— Do this —
Using the data below, output the first line and every line after it up to and including the line containing "from bokeh.resources import INLINE", exactly as written and with nothing added.

— Given material —
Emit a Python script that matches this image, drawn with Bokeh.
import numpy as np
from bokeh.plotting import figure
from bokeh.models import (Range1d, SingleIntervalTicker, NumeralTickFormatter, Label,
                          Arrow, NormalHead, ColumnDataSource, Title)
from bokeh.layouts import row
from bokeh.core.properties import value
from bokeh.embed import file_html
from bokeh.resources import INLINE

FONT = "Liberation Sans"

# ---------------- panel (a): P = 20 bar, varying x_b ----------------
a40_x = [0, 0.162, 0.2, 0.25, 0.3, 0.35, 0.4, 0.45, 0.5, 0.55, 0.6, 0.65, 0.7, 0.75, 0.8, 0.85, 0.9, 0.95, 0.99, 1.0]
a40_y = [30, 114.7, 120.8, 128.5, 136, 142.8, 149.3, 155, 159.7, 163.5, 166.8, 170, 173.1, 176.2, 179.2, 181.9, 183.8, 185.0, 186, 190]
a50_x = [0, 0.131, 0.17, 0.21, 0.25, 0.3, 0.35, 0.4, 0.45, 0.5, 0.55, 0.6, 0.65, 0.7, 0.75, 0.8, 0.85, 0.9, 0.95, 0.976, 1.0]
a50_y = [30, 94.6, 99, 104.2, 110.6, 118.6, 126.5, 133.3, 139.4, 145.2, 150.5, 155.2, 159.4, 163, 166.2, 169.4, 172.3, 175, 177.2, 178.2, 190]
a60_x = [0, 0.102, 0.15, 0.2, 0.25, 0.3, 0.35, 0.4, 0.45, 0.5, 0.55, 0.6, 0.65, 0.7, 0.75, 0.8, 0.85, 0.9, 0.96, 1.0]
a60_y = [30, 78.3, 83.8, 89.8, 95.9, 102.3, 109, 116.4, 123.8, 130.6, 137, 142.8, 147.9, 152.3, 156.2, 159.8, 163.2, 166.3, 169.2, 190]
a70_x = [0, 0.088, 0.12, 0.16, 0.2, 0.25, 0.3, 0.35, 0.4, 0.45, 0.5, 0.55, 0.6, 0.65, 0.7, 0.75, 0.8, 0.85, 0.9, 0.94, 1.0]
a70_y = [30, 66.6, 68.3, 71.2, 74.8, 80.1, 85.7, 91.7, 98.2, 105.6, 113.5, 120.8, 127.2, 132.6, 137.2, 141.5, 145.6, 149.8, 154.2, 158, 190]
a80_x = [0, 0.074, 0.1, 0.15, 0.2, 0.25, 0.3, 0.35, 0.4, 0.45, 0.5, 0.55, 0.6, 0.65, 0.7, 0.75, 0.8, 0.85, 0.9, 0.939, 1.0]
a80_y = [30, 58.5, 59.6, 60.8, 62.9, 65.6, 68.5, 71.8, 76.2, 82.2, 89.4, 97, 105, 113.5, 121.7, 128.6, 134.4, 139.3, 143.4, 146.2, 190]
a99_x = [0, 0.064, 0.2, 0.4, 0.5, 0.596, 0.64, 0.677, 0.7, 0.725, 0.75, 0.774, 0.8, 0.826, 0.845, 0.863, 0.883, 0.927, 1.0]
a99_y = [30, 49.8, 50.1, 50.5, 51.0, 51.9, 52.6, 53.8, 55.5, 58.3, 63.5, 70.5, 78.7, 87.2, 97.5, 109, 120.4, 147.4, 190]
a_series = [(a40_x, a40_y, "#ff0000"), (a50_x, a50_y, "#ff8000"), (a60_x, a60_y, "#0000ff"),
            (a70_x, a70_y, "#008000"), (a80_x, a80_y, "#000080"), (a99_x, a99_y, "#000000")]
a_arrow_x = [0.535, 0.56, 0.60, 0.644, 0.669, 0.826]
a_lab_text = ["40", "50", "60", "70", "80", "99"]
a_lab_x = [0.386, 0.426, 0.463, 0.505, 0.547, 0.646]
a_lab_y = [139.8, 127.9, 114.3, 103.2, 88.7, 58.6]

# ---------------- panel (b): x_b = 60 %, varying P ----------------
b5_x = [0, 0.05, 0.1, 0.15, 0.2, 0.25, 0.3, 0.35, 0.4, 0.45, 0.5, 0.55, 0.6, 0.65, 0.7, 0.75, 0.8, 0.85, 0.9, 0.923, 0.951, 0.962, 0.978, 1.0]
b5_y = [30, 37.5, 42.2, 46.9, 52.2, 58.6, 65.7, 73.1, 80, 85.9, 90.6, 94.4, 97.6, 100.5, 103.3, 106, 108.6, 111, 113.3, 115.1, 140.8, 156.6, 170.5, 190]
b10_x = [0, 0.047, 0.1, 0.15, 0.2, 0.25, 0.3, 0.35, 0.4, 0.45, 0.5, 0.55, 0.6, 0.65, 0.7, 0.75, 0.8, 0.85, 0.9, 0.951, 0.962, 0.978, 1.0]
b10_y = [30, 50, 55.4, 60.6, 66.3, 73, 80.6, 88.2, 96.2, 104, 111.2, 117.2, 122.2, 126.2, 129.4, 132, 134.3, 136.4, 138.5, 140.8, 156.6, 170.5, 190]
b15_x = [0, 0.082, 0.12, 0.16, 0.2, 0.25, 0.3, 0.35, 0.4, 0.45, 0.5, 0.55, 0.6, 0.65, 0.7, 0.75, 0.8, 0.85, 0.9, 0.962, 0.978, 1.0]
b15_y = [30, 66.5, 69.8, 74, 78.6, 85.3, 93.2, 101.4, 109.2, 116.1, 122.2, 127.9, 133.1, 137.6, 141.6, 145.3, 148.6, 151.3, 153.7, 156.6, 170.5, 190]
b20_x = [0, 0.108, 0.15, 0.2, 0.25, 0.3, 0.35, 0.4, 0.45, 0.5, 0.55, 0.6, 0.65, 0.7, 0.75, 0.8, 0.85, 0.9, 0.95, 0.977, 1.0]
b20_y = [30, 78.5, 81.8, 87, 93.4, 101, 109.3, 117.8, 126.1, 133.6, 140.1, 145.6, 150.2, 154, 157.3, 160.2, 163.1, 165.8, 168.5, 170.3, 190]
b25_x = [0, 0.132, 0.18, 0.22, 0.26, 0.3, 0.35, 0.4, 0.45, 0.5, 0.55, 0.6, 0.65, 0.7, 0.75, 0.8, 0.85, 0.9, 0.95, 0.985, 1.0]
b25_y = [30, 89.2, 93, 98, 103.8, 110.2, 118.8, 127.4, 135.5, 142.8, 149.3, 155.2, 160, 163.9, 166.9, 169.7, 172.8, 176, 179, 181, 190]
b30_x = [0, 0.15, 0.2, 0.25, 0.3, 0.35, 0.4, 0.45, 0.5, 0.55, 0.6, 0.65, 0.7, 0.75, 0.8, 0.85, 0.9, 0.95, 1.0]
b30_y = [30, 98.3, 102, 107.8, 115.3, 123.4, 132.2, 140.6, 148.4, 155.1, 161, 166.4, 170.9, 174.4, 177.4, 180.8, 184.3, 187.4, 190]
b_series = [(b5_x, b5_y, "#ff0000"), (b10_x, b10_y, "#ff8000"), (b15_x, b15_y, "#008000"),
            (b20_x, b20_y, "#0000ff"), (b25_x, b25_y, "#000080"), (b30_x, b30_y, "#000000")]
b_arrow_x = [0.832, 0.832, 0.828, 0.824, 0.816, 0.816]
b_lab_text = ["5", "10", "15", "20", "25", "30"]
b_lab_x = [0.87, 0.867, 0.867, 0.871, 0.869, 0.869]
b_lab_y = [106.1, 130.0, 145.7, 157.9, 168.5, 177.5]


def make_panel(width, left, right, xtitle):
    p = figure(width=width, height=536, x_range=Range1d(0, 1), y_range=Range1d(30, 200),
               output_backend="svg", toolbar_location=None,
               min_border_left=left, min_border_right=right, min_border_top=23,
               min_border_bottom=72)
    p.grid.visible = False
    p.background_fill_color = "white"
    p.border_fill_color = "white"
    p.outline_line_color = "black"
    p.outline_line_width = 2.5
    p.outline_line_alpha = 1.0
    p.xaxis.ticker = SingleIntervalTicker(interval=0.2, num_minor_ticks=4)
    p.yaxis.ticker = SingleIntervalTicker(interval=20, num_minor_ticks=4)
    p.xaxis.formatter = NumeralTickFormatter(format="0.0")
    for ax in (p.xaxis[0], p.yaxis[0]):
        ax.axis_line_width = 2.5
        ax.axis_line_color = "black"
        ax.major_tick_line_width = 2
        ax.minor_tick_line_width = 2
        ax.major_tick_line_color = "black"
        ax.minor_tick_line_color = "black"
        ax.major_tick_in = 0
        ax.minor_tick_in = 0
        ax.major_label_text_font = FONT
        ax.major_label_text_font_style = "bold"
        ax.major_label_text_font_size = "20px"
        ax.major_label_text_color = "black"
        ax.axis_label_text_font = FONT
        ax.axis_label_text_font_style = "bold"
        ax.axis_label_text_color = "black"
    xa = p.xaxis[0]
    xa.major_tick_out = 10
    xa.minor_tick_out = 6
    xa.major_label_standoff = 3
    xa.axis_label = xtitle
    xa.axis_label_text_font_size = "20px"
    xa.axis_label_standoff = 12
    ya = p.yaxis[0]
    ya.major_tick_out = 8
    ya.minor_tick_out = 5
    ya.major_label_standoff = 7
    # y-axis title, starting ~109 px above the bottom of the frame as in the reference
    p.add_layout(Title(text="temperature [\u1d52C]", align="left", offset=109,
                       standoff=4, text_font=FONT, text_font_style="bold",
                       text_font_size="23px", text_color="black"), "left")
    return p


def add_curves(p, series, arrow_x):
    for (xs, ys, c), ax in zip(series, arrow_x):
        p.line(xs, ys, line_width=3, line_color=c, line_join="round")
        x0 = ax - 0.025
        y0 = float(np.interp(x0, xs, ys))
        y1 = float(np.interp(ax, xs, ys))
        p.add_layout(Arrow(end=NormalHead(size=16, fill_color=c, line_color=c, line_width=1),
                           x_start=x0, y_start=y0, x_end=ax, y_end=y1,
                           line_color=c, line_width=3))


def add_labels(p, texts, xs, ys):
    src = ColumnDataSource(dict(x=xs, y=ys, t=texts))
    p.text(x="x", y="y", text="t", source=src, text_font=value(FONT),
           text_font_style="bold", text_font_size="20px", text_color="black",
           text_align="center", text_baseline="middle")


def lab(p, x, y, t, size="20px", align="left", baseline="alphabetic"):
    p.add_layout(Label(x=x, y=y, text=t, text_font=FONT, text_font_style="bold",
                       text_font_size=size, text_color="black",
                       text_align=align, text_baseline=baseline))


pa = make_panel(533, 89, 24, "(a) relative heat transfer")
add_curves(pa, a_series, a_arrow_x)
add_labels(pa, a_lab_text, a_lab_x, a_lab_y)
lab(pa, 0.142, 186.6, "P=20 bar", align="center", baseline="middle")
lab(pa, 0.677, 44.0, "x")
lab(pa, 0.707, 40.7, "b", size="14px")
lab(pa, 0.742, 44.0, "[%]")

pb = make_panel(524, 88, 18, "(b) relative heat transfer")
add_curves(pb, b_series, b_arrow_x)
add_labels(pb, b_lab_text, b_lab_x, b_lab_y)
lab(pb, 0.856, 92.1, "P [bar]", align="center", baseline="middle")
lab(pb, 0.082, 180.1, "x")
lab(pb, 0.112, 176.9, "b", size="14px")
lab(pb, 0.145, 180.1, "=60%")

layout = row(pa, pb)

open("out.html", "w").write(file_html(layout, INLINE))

— Finished answer —
Emit a Python script that matches this image, drawn with Bokeh.
import numpy as np
from bokeh.plotting import figure
from bokeh.models import (Range1d, SingleIntervalTicker, NumeralTickFormatter, Label,
                          Arrow, NormalHead, ColumnDataSource, Title)
from bokeh.layouts import row
from bokeh.core.properties import value
from bokeh.embed import file_html
from bokeh.resources import INLINE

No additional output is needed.